For the first time this year we gathered together representatives from each of our five Forward Communities – Crossett, Independence County, Little Rock, Marianna, Pea Ridge and Springdale. From March 30-31, spokespeople from community chambers of commerce, school districts, local employers and Forward Arkansas-partnering educational organizations gathered together in Batesville for the first Forward Thinking Conference, and the agenda was packed full of opportunities to “learn, share and plan.”

The event’s keynote speaker, Tom Vander Ark, CEO of Getting Smart and former first executive director for education with the Bill & Melinda Gates Foundation, shared with us the importance of positioning ourselves for the global economy, acknowledging that our students will soon have to master topics extending past traditional learning into artificial intelligence, robotics, and the Internet of Things. It’s important that we all begin to start thinking about this sooner rather than later, positioning our learning modules to be able to adapt to future formats.

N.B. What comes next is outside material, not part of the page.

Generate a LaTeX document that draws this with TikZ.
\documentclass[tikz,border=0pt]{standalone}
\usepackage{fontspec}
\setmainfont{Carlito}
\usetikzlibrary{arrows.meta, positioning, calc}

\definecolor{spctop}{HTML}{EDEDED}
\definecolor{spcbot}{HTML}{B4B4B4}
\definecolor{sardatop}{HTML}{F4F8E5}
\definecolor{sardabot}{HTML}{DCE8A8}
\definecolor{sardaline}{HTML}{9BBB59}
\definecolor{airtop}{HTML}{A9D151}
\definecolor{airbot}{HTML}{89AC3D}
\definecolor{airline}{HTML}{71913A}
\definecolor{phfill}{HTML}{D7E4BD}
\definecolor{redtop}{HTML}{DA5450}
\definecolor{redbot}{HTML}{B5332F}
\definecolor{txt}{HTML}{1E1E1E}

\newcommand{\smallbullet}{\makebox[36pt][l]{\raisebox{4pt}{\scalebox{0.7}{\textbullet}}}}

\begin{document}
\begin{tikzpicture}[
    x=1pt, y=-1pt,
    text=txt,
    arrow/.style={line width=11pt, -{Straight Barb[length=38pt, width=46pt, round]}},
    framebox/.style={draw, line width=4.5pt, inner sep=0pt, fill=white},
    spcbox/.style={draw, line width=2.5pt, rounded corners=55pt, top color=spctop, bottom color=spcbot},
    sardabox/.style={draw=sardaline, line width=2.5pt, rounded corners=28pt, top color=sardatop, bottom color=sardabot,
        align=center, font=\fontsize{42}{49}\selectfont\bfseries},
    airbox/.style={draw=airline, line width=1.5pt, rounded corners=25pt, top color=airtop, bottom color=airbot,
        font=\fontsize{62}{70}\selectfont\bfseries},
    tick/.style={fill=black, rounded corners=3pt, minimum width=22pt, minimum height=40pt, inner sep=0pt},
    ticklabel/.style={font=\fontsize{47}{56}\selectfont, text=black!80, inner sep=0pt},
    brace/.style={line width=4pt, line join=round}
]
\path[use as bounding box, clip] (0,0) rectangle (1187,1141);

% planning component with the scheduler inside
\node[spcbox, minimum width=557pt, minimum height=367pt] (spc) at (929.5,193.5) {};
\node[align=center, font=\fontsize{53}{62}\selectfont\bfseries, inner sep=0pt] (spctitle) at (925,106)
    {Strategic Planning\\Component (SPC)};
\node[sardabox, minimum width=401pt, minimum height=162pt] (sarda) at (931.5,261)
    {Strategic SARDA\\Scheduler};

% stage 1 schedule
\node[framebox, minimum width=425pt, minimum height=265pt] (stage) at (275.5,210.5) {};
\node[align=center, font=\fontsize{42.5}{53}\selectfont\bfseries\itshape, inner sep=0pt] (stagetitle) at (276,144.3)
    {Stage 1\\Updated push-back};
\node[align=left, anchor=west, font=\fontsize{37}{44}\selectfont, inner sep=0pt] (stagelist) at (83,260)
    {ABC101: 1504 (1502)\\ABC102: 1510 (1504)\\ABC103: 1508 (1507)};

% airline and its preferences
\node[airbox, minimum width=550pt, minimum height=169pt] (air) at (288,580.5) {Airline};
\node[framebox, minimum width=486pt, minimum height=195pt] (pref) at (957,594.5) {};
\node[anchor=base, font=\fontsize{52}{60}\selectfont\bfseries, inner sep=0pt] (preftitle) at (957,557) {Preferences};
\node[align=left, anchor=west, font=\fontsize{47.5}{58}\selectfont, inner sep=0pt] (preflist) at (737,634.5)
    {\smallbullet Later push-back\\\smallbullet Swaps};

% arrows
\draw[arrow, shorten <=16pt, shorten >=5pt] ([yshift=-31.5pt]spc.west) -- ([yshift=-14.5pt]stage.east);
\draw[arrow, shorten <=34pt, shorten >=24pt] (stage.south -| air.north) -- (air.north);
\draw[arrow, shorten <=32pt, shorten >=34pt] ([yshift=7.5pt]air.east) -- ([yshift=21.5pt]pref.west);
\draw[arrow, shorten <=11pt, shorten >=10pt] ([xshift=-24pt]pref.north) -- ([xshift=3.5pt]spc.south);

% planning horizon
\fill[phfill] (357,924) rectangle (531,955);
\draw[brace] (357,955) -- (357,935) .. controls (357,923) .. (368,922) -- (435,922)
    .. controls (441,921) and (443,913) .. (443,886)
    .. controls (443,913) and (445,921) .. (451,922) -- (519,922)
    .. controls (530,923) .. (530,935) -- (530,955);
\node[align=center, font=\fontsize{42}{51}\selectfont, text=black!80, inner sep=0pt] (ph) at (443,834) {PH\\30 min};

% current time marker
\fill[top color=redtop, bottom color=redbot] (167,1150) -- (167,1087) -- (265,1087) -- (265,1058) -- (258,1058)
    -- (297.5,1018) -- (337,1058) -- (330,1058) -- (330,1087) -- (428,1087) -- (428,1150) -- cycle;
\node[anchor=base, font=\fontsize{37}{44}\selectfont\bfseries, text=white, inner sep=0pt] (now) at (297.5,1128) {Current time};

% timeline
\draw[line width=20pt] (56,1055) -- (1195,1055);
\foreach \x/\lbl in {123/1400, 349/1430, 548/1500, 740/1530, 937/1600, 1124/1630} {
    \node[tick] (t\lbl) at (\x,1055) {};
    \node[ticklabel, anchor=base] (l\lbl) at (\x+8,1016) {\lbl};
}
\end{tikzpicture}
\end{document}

We had the exciting opportunity to tour the facilities at Bad Boy Mowers, a multi-million dollar homegrown Arkansas entrepreneurial success story, and we also heard stories from students Brayden Eckerd and Britton Harmon, two participants in Southside High School’s charter program. Eckerd and Harmon are earning value-added diplomas from the University of Arkansas Community College at Batesville that provide technical certification and/or college credit while they complete their high school courses. Eckerd, a robotic welder in Bad Boy’s fab shop, is now making more money than anyone in his family has ever made, and just purchased his first house at age 19.

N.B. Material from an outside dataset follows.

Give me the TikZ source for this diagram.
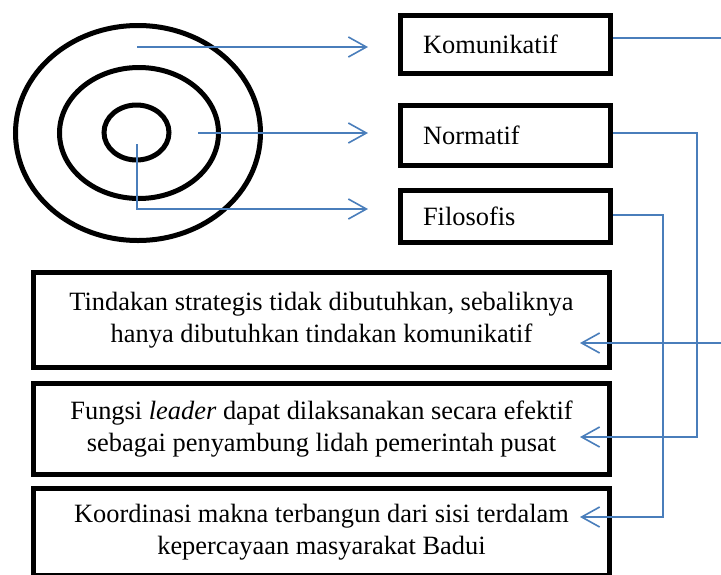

It was refreshing and encouraging to hear communities representatives talk amongst themselves, learning from the best practices of others and taking home relevant suggestions to implement at their own schools for the benefit of their students. Our social media engagement during the conference was off the charts, signaling that these types of conversations and resources are extremely valuable in today’s sometimes challenging education environment.

We can’t wait to see how these communities progress, and are working hard to ensure they keep in touch to continue facilitating great discussions that lead to education improvement!